━━━ Data block ━━━
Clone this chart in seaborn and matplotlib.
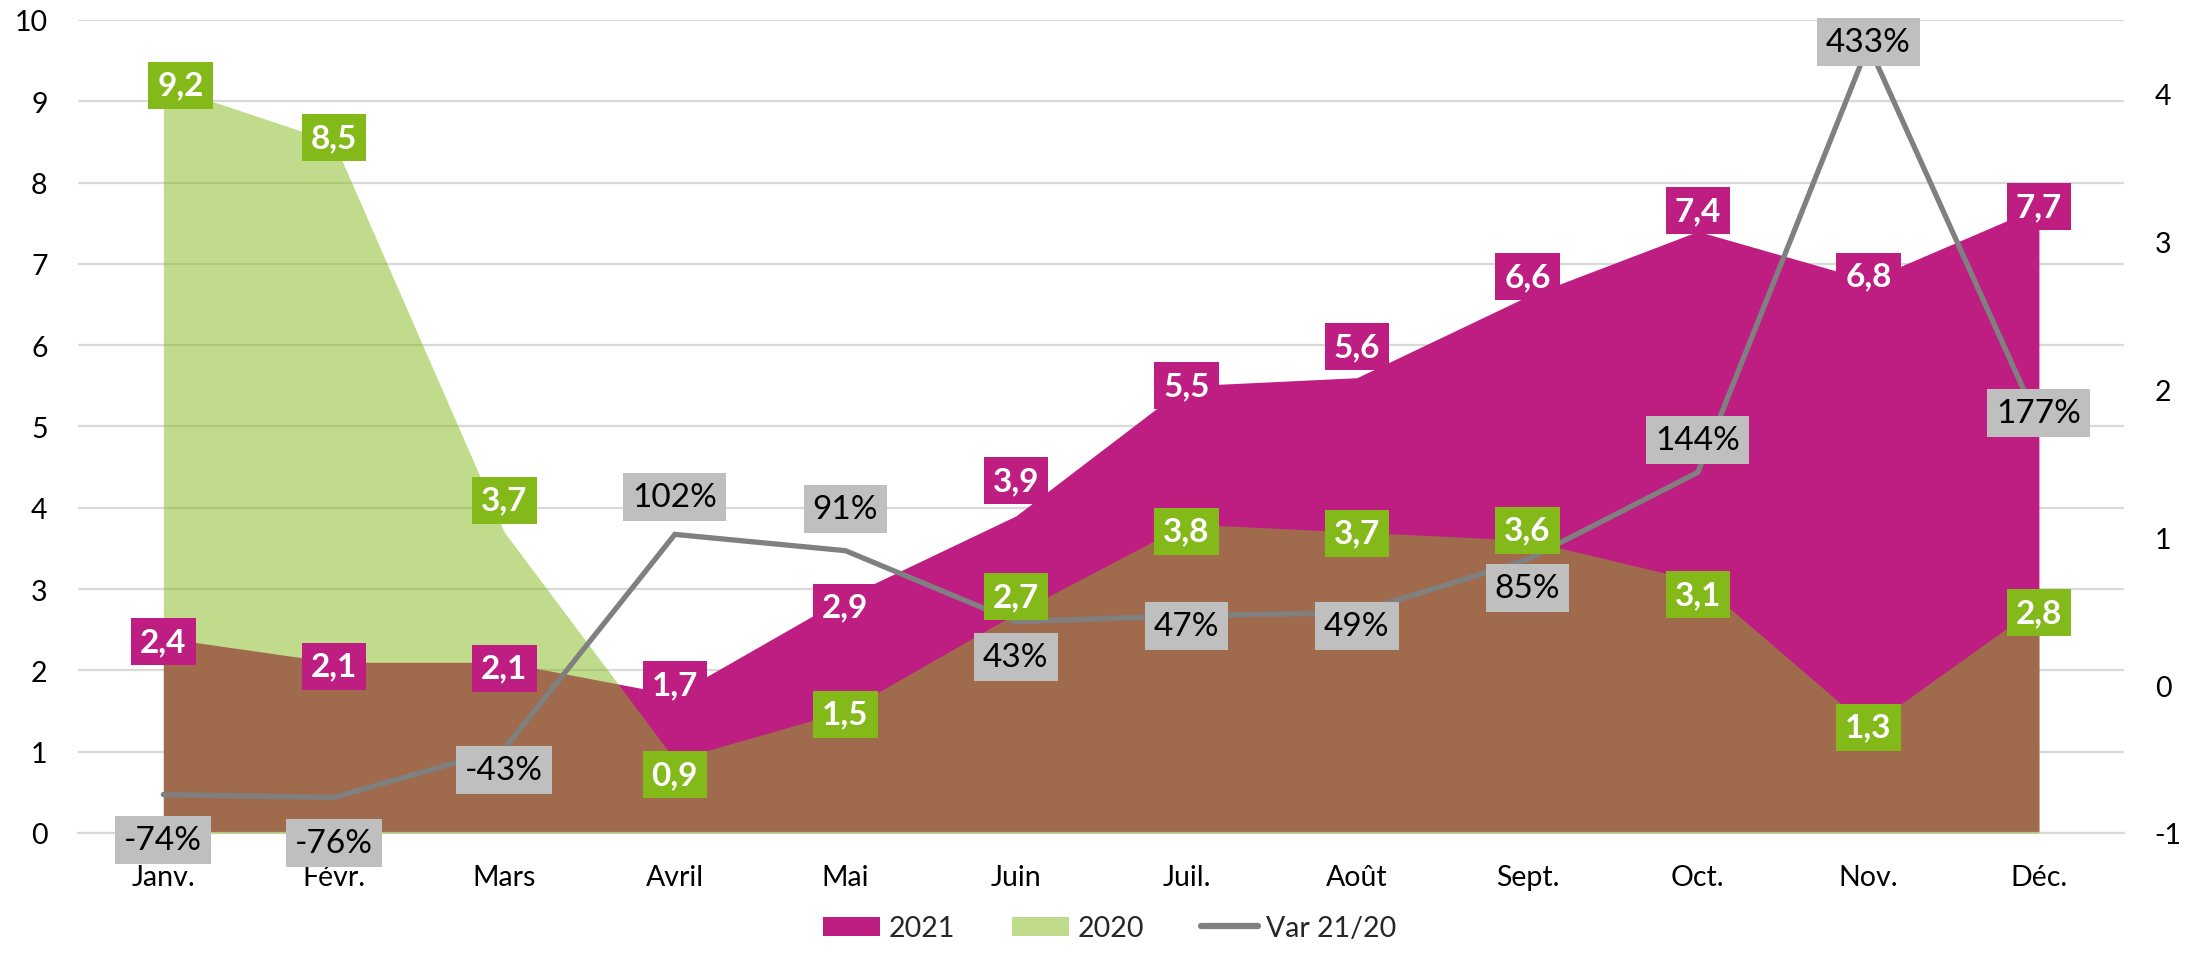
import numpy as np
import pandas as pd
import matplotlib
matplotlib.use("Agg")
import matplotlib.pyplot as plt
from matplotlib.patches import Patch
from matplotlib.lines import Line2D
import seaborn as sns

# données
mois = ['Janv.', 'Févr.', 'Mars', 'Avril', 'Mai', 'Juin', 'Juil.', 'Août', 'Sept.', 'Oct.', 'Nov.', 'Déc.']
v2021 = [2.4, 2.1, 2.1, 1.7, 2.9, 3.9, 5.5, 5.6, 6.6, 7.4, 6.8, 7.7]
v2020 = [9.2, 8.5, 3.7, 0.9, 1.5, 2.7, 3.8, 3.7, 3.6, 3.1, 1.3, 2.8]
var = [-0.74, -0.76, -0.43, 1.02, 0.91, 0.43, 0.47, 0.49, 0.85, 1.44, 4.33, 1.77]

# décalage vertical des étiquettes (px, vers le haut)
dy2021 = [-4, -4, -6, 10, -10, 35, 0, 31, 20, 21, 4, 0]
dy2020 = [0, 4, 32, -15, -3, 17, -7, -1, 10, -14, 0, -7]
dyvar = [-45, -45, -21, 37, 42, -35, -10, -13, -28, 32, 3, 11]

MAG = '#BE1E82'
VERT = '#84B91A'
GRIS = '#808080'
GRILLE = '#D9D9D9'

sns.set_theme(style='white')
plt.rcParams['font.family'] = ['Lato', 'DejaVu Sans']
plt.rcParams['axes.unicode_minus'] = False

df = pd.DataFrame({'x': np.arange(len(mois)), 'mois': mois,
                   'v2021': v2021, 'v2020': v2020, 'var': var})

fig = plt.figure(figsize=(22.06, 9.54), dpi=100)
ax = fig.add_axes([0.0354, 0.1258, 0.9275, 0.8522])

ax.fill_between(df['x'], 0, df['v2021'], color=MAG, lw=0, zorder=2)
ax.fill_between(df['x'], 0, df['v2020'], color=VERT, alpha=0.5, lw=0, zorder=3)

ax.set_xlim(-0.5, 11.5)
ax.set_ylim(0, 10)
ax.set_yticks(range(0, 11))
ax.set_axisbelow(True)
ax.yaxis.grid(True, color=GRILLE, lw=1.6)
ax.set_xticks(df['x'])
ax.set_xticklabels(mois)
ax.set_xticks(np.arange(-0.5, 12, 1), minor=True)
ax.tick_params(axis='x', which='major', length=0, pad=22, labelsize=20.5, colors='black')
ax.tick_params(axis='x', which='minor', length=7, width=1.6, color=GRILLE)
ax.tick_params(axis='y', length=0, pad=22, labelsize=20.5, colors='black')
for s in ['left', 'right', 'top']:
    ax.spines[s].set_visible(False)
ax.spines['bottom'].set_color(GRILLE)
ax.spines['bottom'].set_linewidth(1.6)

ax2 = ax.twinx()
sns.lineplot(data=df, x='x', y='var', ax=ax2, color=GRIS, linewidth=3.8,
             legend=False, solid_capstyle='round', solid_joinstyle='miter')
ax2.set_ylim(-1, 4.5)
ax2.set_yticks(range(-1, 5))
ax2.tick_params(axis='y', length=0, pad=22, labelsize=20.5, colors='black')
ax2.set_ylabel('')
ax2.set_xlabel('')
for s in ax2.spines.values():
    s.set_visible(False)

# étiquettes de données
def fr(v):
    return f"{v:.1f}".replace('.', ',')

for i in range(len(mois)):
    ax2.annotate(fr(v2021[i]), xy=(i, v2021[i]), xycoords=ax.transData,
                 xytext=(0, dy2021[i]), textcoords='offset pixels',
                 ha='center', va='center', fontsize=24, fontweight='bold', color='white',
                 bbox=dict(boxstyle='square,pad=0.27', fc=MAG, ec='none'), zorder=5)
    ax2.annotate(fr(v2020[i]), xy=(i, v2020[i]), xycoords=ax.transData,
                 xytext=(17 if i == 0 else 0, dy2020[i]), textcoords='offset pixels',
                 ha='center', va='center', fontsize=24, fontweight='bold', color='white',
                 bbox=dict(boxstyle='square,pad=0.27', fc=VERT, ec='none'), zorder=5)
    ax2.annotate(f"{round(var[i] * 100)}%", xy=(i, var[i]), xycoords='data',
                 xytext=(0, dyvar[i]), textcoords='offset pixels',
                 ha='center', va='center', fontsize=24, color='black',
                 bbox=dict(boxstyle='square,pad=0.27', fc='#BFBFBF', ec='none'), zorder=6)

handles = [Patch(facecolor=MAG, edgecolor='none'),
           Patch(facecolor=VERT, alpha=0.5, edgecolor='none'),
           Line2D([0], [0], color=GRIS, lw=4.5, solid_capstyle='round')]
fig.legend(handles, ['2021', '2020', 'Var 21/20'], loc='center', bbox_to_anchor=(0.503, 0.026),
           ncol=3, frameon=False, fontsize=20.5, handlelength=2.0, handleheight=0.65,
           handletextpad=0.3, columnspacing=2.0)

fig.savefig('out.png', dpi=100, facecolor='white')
━━━
## Task details:
Transcribe exactly, with no pictures, the lines running from the first line of the material through the line holding "-28, 32, 3, 11]".

## The response:
Clone this chart in seaborn and matplotlib.
import numpy as np
import pandas as pd
import matplotlib
matplotlib.use("Agg")
import matplotlib.pyplot as plt
from matplotlib.patches import Patch
from matplotlib.lines import Line2D
import seaborn as sns

# données
mois = ['Janv.', 'Févr.', 'Mars', 'Avril', 'Mai', 'Juin', 'Juil.', 'Août', 'Sept.', 'Oct.', 'Nov.', 'Déc.']
v2021 = [2.4, 2.1, 2.1, 1.7, 2.9, 3.9, 5.5, 5.6, 6.6, 7.4, 6.8, 7.7]
v2020 = [9.2, 8.5, 3.7, 0.9, 1.5, 2.7, 3.8, 3.7, 3.6, 3.1, 1.3, 2.8]
var = [-0.74, -0.76, -0.43, 1.02, 0.91, 0.43, 0.47, 0.49, 0.85, 1.44, 4.33, 1.77]

# décalage vertical des étiquettes (px, vers le haut)
dy2021 = [-4, -4, -6, 10, -10, 35, 0, 31, 20, 21, 4, 0]
dy2020 = [0, 4, 32, -15, -3, 17, -7, -1, 10, -14, 0, -7]
dyvar = [-45, -45, -21, 37, 42, -35, -10, -13, -28, 32, 3, 11]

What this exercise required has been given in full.